START MATERIAL SHOWN

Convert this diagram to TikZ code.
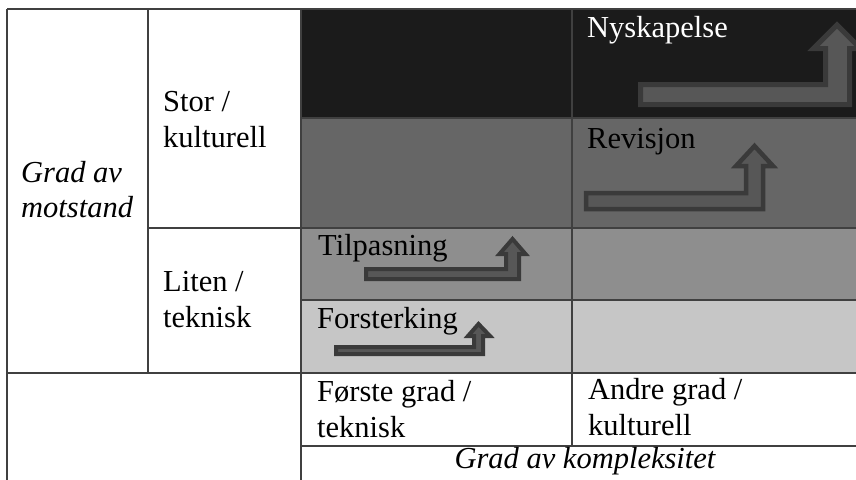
\documentclass[tikz,border=0pt]{standalone}
\usepackage{fontspec}
\setmainfont{Liberation Serif}
\definecolor{gridc}{HTML}{404040}
\definecolor{rowA}{HTML}{1B1B1B}
\definecolor{rowB}{HTML}{666666}
\definecolor{rowC}{HTML}{8E8E8E}
\definecolor{rowD}{HTML}{C6C6C6}
\definecolor{arrfill}{HTML}{575757}
\definecolor{arrline}{HTML}{3A3A3A}
\begin{document}
\begin{tikzpicture}[x=1pt,y=-1pt,
  grid/.style={draw=gridc, line width=1.6pt},
  lbl/.style={anchor=base west, inner sep=0pt, font=\fontsize{30.5}{36}\selectfont, align=left},
  arr/.style={fill=arrfill, draw=arrline, line width=#1, line join=miter},
  arr/.default=4.5pt]
\useasboundingbox (0,0) rectangle (856,479);
% cell fills
\fill[rowA] (301,9) rectangle (860,118);
\fill[rowB] (301,118) rectangle (860,228);
\fill[rowC] (301,228) rectangle (860,300);
\fill[rowD] (301,300) rectangle (860,373);
% grid lines
\draw[grid] (7,9) -- (860,9);
\draw[grid] (301,118) -- (860,118);
\draw[grid] (148,228) -- (860,228);
\draw[grid] (301,300) -- (860,300);
\draw[grid] (7,373) -- (860,373);
\draw[grid] (301,446) -- (860,446);
\draw[grid] (7,9) -- (7,482);
\draw[grid] (148,9) -- (148,373);
\draw[grid] (301,9) -- (301,482);
\draw[grid] (572,9) -- (572,446);
% arrows
\draw[arr=5pt] (640.5,104.5) -- (640.5,84.5) -- (825.5,84.5) -- (825.5,48.5) -- (813.5,48.5)
  -- (837,25) -- (860.5,48.5) -- (849.5,48.5) -- (849.5,104.5) -- cycle;
\draw[arr] (586,209) -- (586,193) -- (746,193) -- (746,166) -- (736,166) -- (754.5,146)
  -- (773,166) -- (763,166) -- (763,209) -- cycle;
\draw[arr=4pt] (366,279) -- (366,269) -- (506,269) -- (506,254) -- (499.5,254) -- (512.5,239)
  -- (525.5,254) -- (519,254) -- (519,279) -- cycle;
\draw[arr=4pt] (336,354) -- (336,347) -- (474,347) -- (474,336) -- (468,336) -- (478.5,324)
  -- (490,336) -- (483,336) -- (483,354) -- cycle;
% labels (multi-line nodes: base = last line)
\node[lbl, font=\fontsize{30.5}{35}\selectfont\itshape] (gam) at (21,217) {Grad av\\motstand};
\node[lbl] (stor) at (163,147) {Stor /\\kulturell};
\node[lbl] (liten) at (163,327) {Liten /\\teknisk};
\node[lbl, text=white] (nysk) at (587,37) {Nyskapelse};
\node[lbl] (rev) at (587,148) {Revisjon};
\node[lbl] (tilp) at (318,255) {Tilpasning};
\node[lbl] (forst) at (317,328) {Forsterking};
\node[lbl] (forste) at (317,437) {Første grad /\\teknisk};
\node[lbl] (andre) at (588,435) {Andre grad /\\kulturell};
\node[lbl, anchor=base, font=\fontsize{30.5}{36}\selectfont\itshape] (gak) at (585,468) {Grad av kompleksitet};
\end{tikzpicture}
\end{document}
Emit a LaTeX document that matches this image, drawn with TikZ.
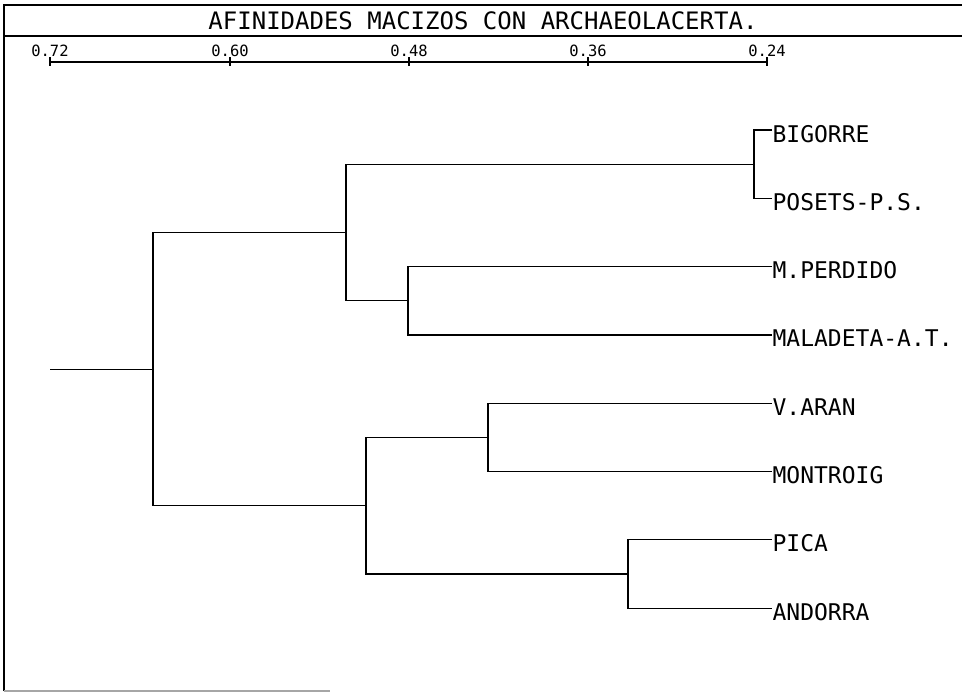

END MATERIAL SHOWN

*WHAT YOU HAVE TO DO*
Collect the lines that hold "this".

*THE RESPONSE*
Convert this diagram to TikZ code.
Emit a LaTeX document that matches this image, drawn with TikZ.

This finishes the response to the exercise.